* Work to be completed:
Write out exactly the lines below that run from the one containing "Reproduce this chart with matplotlib." through the one containing "plt.rcParams['mathtext.default'] = 'regular'", both included, with no other lines.

* Exercise inputs:
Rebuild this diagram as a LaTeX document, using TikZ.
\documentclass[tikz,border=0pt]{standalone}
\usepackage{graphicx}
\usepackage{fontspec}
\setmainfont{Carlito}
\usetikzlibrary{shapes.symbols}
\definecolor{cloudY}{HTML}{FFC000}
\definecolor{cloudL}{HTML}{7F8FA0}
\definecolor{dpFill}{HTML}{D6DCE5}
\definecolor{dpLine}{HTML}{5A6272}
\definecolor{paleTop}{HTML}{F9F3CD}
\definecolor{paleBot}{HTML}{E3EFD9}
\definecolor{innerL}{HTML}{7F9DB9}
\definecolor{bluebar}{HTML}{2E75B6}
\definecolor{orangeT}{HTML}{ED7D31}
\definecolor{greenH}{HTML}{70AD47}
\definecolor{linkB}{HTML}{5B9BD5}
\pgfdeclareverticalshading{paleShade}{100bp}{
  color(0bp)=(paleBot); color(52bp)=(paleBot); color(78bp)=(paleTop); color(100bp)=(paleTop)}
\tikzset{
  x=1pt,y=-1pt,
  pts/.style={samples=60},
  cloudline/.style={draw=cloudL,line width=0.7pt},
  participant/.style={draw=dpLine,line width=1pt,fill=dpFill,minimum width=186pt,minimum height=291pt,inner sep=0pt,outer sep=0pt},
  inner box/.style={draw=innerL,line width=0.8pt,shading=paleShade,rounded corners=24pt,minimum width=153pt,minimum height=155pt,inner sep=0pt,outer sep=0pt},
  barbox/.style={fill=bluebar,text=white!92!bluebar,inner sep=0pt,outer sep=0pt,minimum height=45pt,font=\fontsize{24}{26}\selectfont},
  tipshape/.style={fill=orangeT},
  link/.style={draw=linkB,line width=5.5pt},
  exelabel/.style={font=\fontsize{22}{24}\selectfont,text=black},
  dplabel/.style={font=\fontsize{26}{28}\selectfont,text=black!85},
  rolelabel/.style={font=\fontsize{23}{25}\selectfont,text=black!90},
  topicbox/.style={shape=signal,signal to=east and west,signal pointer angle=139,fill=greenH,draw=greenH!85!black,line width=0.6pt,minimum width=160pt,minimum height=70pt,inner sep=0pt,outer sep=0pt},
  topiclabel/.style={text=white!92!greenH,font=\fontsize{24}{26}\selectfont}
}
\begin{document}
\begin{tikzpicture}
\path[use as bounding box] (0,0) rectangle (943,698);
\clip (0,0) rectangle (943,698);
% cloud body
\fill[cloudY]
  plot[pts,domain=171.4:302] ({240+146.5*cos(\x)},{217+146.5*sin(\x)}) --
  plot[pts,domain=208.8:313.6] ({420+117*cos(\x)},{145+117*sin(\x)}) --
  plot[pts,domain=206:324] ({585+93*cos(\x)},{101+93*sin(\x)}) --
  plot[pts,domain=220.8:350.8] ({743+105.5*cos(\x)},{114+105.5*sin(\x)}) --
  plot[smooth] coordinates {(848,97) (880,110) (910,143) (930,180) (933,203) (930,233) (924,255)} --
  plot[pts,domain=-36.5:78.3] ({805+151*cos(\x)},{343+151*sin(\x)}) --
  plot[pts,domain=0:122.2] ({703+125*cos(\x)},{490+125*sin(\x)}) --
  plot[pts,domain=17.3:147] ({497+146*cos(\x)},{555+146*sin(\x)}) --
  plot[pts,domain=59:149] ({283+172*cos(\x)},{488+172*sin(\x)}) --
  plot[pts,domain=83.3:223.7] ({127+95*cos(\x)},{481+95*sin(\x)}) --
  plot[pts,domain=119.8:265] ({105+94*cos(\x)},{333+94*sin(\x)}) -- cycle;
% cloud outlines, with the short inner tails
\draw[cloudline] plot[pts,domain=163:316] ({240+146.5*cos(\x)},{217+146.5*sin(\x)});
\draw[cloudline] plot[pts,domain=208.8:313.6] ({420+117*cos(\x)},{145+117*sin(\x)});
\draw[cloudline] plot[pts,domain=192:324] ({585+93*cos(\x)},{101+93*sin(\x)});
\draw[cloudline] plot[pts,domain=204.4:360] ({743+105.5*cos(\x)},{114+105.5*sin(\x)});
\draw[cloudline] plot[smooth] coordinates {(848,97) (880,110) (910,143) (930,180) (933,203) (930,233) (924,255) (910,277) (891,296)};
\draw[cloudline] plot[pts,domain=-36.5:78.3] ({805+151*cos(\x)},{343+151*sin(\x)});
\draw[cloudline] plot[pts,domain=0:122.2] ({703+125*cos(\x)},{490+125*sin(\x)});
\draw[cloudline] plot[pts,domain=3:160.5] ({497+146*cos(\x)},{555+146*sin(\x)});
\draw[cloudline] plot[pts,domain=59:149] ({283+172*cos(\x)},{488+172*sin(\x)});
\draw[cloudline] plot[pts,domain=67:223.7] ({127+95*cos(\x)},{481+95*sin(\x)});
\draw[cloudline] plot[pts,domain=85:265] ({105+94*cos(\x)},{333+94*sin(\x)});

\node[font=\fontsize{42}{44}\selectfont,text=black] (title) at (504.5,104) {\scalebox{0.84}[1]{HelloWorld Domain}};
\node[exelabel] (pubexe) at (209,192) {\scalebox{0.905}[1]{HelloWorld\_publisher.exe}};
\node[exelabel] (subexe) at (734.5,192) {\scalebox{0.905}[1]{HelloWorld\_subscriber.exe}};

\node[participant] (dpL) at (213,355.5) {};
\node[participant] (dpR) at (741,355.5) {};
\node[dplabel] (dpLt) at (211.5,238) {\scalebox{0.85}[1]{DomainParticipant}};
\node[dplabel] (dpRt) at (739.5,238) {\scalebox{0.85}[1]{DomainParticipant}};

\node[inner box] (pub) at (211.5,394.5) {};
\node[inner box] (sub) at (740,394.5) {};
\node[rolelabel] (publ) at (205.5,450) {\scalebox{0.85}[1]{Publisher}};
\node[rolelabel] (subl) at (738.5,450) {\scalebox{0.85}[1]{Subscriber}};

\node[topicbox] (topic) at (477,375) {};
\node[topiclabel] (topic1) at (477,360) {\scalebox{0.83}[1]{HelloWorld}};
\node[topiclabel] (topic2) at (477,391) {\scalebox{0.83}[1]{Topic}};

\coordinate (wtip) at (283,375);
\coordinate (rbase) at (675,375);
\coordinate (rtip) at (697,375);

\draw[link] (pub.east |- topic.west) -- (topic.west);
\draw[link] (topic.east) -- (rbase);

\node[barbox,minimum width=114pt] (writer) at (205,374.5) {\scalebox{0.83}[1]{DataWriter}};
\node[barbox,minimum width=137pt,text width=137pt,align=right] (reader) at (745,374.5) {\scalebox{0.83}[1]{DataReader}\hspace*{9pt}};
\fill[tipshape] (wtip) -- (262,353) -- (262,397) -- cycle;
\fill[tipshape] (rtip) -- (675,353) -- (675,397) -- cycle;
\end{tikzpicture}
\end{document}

---

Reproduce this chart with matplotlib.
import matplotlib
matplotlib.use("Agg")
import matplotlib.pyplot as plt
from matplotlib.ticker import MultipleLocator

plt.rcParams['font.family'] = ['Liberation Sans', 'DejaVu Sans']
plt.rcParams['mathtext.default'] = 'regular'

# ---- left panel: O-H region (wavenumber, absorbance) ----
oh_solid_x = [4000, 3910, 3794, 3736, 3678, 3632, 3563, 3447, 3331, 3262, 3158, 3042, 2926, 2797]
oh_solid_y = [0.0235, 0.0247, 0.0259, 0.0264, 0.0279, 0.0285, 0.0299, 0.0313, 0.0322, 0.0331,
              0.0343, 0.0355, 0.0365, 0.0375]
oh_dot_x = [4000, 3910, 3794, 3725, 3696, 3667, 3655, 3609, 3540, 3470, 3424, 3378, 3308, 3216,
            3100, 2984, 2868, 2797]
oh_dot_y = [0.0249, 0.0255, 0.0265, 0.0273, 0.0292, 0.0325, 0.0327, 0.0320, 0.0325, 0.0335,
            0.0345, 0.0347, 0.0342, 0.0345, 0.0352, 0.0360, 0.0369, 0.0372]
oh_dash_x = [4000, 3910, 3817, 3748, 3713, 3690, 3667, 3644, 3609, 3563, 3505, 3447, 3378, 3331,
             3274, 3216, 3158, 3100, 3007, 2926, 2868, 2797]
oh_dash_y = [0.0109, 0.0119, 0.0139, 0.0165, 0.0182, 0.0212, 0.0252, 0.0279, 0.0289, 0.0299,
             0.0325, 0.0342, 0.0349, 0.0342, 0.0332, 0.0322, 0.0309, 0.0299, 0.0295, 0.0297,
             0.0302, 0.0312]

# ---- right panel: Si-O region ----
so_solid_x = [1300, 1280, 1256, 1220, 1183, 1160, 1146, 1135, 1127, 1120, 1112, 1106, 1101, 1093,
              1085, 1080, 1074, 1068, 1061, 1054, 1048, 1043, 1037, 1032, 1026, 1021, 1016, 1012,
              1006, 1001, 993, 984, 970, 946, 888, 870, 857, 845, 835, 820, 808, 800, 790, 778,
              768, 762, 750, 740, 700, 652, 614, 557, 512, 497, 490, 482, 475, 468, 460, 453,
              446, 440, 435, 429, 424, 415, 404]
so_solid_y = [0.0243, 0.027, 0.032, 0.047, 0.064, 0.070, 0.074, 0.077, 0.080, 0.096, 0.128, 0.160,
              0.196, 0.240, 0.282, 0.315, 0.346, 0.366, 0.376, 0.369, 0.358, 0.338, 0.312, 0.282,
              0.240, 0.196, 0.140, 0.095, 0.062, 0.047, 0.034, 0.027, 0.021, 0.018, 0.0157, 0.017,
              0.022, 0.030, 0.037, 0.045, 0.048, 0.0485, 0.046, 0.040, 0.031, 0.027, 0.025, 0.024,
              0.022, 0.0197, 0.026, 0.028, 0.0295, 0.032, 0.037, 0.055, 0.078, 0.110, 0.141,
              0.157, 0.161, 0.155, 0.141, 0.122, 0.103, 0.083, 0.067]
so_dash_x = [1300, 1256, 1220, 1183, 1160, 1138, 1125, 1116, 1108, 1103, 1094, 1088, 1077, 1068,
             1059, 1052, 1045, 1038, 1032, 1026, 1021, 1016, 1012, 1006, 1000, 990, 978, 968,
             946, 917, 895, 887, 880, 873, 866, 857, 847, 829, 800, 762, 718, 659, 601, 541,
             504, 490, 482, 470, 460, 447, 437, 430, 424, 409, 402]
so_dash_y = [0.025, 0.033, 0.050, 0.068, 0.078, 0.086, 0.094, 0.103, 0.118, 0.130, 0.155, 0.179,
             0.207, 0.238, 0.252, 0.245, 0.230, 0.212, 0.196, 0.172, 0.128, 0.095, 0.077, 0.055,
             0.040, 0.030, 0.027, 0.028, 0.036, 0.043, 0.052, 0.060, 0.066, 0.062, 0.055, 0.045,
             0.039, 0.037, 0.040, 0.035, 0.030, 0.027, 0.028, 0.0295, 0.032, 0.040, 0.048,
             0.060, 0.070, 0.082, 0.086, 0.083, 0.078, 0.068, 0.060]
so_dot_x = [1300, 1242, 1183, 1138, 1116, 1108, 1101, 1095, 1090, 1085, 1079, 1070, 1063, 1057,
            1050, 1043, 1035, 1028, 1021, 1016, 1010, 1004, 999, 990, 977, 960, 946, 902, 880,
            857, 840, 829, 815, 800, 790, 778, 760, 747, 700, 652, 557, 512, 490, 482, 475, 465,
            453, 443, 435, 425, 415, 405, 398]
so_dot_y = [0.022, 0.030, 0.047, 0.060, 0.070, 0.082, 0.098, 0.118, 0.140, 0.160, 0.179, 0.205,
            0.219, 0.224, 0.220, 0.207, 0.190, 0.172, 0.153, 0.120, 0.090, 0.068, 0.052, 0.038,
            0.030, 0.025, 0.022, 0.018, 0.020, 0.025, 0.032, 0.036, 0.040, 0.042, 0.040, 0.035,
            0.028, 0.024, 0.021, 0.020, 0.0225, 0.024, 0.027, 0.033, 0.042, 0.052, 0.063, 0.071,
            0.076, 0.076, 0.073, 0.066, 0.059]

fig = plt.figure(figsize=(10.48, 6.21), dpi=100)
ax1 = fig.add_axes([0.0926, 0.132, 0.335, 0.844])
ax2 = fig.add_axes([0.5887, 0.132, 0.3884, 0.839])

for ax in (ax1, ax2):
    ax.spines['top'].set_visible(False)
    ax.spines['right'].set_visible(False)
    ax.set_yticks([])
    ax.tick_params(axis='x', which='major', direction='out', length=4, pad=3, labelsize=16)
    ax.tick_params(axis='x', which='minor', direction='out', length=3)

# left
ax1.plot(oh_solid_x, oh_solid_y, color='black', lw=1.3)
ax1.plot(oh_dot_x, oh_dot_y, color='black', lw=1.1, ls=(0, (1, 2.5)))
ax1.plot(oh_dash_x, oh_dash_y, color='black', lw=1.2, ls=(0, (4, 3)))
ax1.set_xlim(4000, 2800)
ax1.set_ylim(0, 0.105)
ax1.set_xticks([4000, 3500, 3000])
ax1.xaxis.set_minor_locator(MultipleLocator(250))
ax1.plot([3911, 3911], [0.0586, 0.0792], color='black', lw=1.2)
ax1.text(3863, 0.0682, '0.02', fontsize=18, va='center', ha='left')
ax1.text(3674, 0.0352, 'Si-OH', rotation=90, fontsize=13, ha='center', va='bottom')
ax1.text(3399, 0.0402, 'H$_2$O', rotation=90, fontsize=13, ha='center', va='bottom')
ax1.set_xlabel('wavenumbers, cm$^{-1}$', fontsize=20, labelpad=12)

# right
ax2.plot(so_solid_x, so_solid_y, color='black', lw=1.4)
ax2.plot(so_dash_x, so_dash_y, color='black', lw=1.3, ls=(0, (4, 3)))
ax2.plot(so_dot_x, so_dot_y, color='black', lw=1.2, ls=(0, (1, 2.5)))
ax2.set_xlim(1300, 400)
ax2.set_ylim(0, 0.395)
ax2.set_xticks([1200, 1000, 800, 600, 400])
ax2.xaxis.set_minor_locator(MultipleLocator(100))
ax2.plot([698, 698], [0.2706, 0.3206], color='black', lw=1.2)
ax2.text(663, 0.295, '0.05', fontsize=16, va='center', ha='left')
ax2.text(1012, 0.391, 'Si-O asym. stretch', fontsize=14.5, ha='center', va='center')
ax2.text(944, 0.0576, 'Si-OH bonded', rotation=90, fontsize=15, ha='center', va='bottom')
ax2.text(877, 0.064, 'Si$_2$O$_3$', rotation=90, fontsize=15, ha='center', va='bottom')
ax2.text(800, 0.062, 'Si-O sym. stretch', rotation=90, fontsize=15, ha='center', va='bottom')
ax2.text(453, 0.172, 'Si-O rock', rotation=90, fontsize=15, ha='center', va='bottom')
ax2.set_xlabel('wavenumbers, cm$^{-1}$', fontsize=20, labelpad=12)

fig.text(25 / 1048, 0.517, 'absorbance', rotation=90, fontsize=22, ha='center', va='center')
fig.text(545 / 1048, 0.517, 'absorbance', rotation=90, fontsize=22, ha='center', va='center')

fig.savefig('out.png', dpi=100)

==

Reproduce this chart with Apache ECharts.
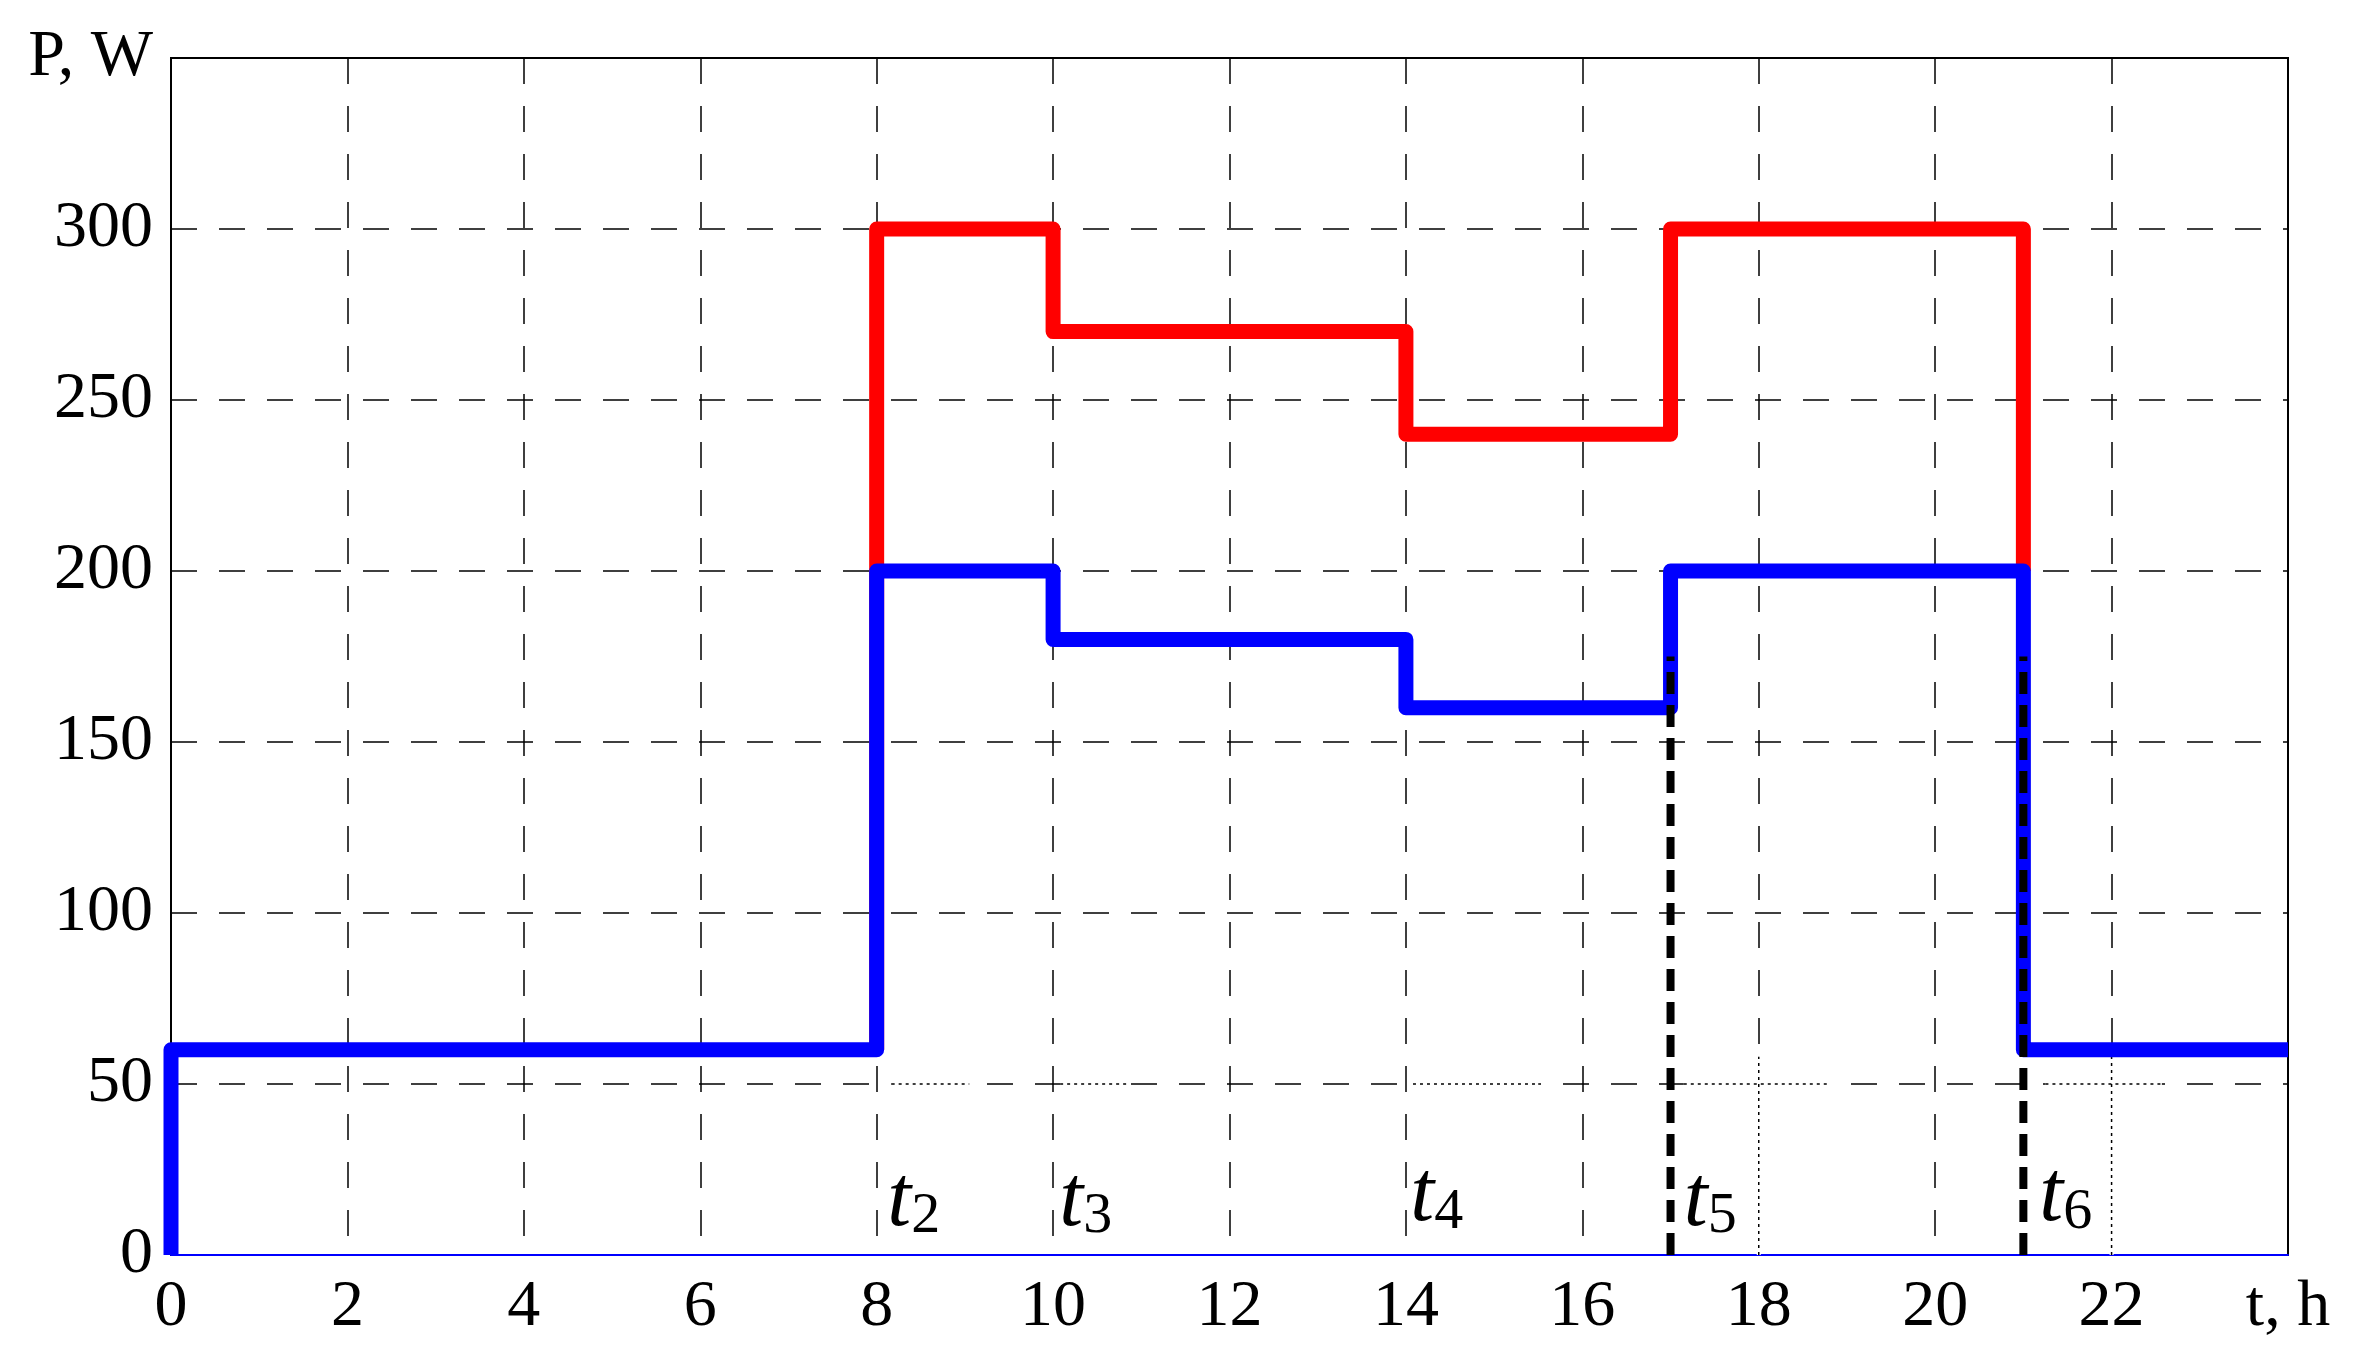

* Reply to the exercise:
Reproduce this chart with matplotlib.
import matplotlib
matplotlib.use("Agg")
import matplotlib.pyplot as plt
from matplotlib.ticker import MultipleLocator

plt.rcParams['font.family'] = ['Liberation Sans', 'DejaVu Sans']
plt.rcParams['mathtext.default'] = 'regular'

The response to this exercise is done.